▶ **AIM**: Set the lines down again exactly, first line through the line that contains "const X_TICK_MARGIN = 35;", with no pictures.

── DATA EXCERPT ──

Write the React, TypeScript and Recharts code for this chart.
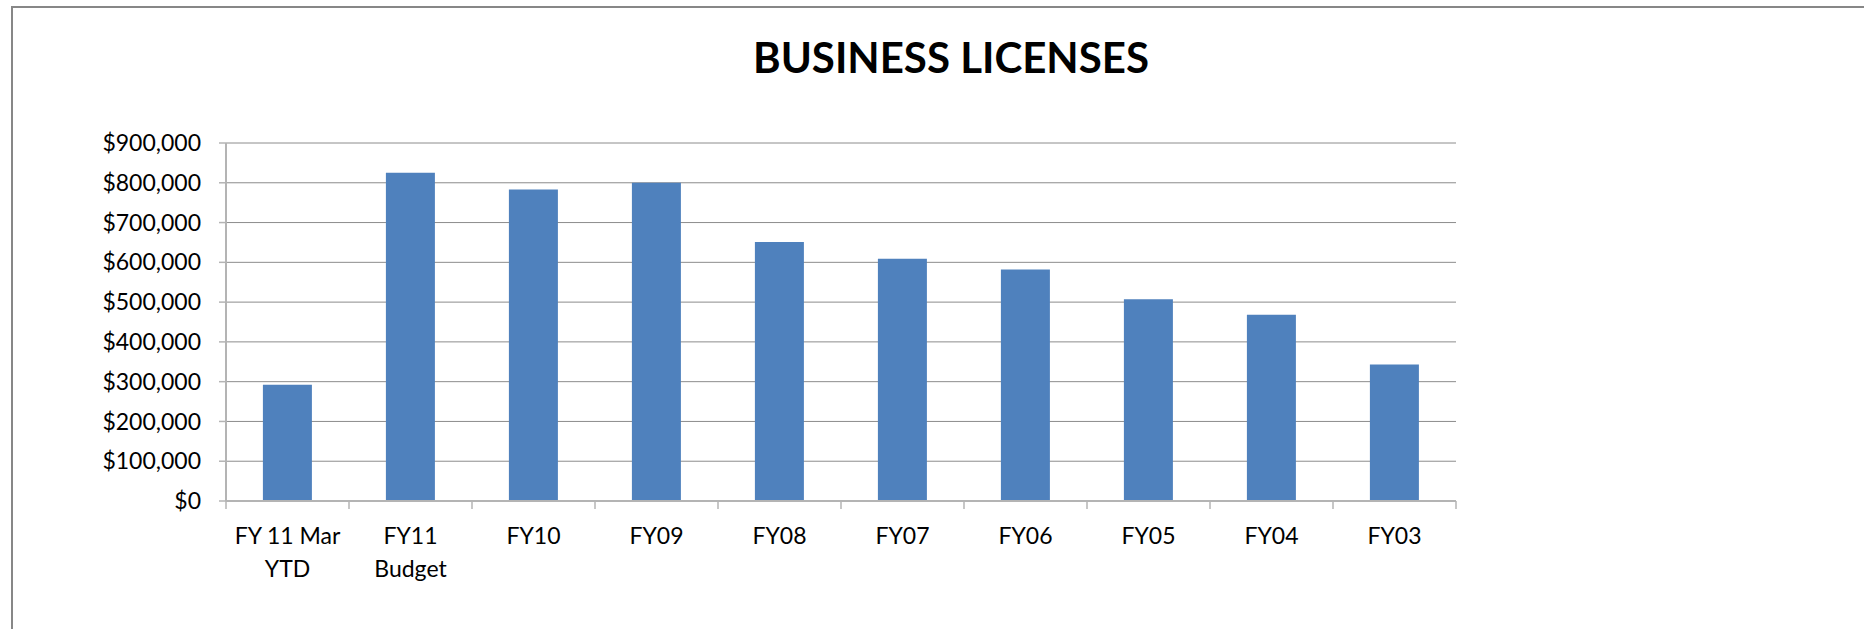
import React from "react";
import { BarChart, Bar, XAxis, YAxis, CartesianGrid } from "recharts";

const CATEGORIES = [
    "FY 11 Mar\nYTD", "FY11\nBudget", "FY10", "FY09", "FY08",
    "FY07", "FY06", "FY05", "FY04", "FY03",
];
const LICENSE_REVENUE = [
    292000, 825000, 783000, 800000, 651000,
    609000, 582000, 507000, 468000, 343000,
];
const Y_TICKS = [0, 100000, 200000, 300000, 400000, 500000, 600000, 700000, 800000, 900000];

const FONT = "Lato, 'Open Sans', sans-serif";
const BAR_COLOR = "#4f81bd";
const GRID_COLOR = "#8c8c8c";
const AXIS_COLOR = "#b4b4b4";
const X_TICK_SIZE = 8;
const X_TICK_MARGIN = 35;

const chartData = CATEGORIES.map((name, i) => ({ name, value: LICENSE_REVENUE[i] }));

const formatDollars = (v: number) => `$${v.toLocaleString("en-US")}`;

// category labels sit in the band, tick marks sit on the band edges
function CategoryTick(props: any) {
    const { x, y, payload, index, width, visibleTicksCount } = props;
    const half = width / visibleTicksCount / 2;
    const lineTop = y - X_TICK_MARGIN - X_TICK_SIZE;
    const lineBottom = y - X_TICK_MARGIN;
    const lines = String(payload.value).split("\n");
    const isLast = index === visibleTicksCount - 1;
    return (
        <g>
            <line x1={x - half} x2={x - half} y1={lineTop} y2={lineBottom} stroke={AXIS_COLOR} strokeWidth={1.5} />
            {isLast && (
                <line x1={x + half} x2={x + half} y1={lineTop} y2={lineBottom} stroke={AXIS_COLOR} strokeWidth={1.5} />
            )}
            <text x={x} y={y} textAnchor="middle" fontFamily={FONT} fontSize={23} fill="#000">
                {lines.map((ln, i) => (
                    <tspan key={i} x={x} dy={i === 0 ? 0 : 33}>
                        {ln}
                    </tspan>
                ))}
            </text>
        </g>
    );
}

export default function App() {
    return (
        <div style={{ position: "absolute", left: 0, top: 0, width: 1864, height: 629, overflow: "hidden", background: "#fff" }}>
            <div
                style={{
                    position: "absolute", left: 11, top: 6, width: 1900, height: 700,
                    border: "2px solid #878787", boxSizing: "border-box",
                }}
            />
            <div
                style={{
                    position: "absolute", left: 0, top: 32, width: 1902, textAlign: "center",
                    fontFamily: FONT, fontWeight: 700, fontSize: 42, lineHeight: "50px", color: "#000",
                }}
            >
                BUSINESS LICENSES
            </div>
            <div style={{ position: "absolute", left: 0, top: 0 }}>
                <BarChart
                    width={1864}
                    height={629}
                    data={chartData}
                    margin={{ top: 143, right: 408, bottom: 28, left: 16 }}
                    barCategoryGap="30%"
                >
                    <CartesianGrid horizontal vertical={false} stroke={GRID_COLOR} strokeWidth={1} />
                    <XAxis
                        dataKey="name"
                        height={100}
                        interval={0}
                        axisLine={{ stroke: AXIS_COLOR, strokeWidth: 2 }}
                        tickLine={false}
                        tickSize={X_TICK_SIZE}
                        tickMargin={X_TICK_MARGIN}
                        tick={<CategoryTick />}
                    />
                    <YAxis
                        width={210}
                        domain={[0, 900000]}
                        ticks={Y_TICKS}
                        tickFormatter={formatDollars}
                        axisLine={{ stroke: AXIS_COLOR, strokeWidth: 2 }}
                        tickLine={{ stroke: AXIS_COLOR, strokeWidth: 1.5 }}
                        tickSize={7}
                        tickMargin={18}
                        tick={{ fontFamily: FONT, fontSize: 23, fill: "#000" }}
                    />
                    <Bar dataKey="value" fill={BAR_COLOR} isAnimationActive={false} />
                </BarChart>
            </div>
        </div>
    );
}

───

▶ **WRITTEN RESPONSE**:
Write the React, TypeScript and Recharts code for this chart.
import React from "react";
import { BarChart, Bar, XAxis, YAxis, CartesianGrid } from "recharts";

const CATEGORIES = [
    "FY 11 Mar\nYTD", "FY11\nBudget", "FY10", "FY09", "FY08",
    "FY07", "FY06", "FY05", "FY04", "FY03",
];
const LICENSE_REVENUE = [
    292000, 825000, 783000, 800000, 651000,
    609000, 582000, 507000, 468000, 343000,
];
const Y_TICKS = [0, 100000, 200000, 300000, 400000, 500000, 600000, 700000, 800000, 900000];

const FONT = "Lato, 'Open Sans', sans-serif";
const BAR_COLOR = "#4f81bd";
const GRID_COLOR = "#8c8c8c";
const AXIS_COLOR = "#b4b4b4";
const X_TICK_SIZE = 8;
const X_TICK_MARGIN = 35;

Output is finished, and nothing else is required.